Psychopathologie

Das meines Erachtens wichtigste Buch unter den Neuerscheinungen des Frühjahrs (nicht nur bei Carl-Auer) ist "Das System der Abweichungen. Eine Neubegründung der Psychopathologie" von Roland Schleiffer.


Ich kann nur hoffen, dass es in jeder psychiatrischen Fachzeitschrift besprochen wird. Denn nur so kann der Psychiatrie aus ihrer intellektuellen Beschränktheit heraus geholfen werden (obwohl ich Zweifel habe, dass ein Buch allein reicht - aber es könnte ein Anfang sein).


Das Problem der gegenwärtigen Psychiatrie und des Bio-Hypes, der durch die hübschen Bildchen von Scannern ausgelöst wurde, ist, dass die Phänomenbereiche "Organismus", "psychisches System" und "soziales System", die einer jeweils anderen Materialität zugerechnet werden müssen, ständig miteinander vermischt werden. Um eine Formulierung von Kurt Ludewig aufzunehmen: die "logische Buchführung" stimmt nicht. Psychische Phänomene können einfach nicht auf biologische Prozesse reduziert und zurück geführt werden.
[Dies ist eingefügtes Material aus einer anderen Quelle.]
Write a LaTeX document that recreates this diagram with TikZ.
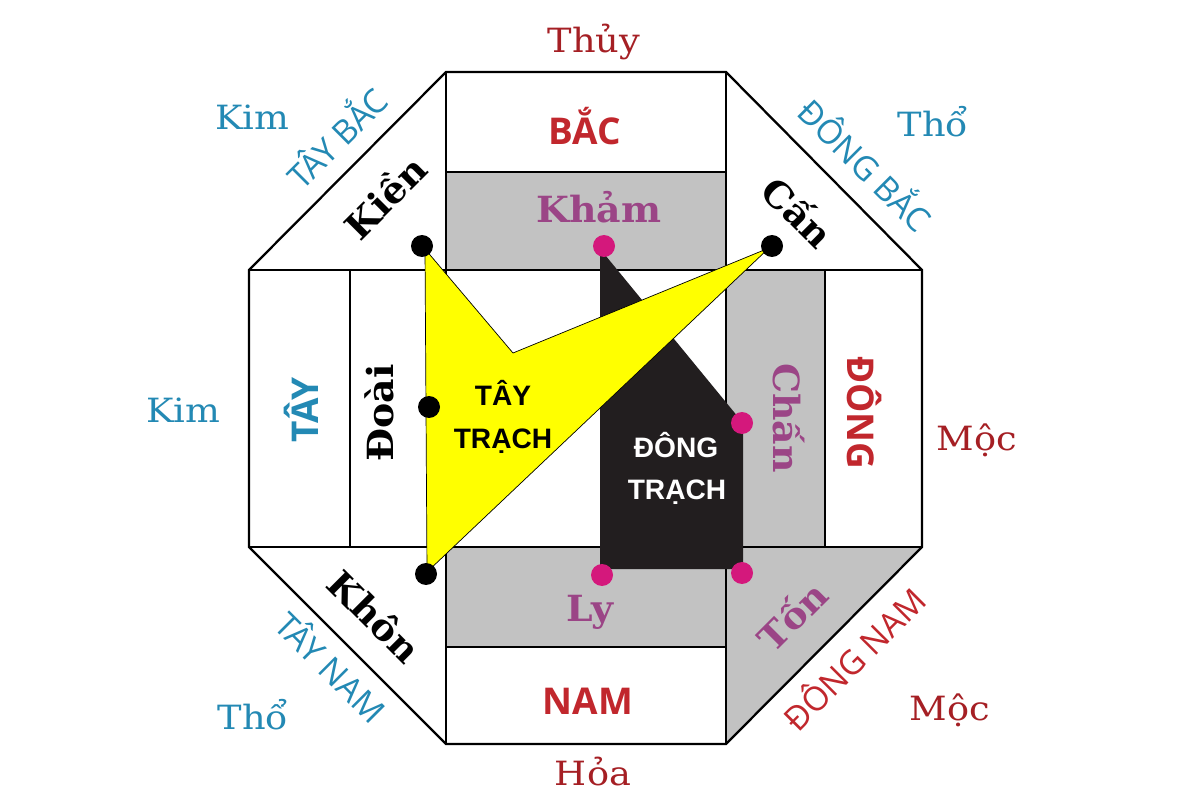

Und alle Symptome, die wir als Psychiater und Psychotherapeuten bei unseren Patienten wahrzunehmen meinen, sind erst einmal Phänomene, die dem Bereich der Kommunikation zuzurechnen sind. Ob sie dann als Resultat der Kommunikation und/oder der Kopplung von Kommunikation und biologischen und/oder psychischen Prozessen am besten zu erklären sind, ist eine zweite Frage.


All dies sind prinzipielle Fragen, die im psychiatrischen Alltag wie auch in der Forschung viel zu wenig gestellt werden. Roland Schleiffer macht hier einen Anfang.


Es ist nur zu hoffen, dass viele Menschen dieses Buch lesen (und das sage ich nicht primär als Verleger, sondern als Psychiater, der mit seiner Profession und den ihr anvertrauten Menschen - manchmal wie ein Hund, angesichts der Beklopptheiten, die da passieren - leidet).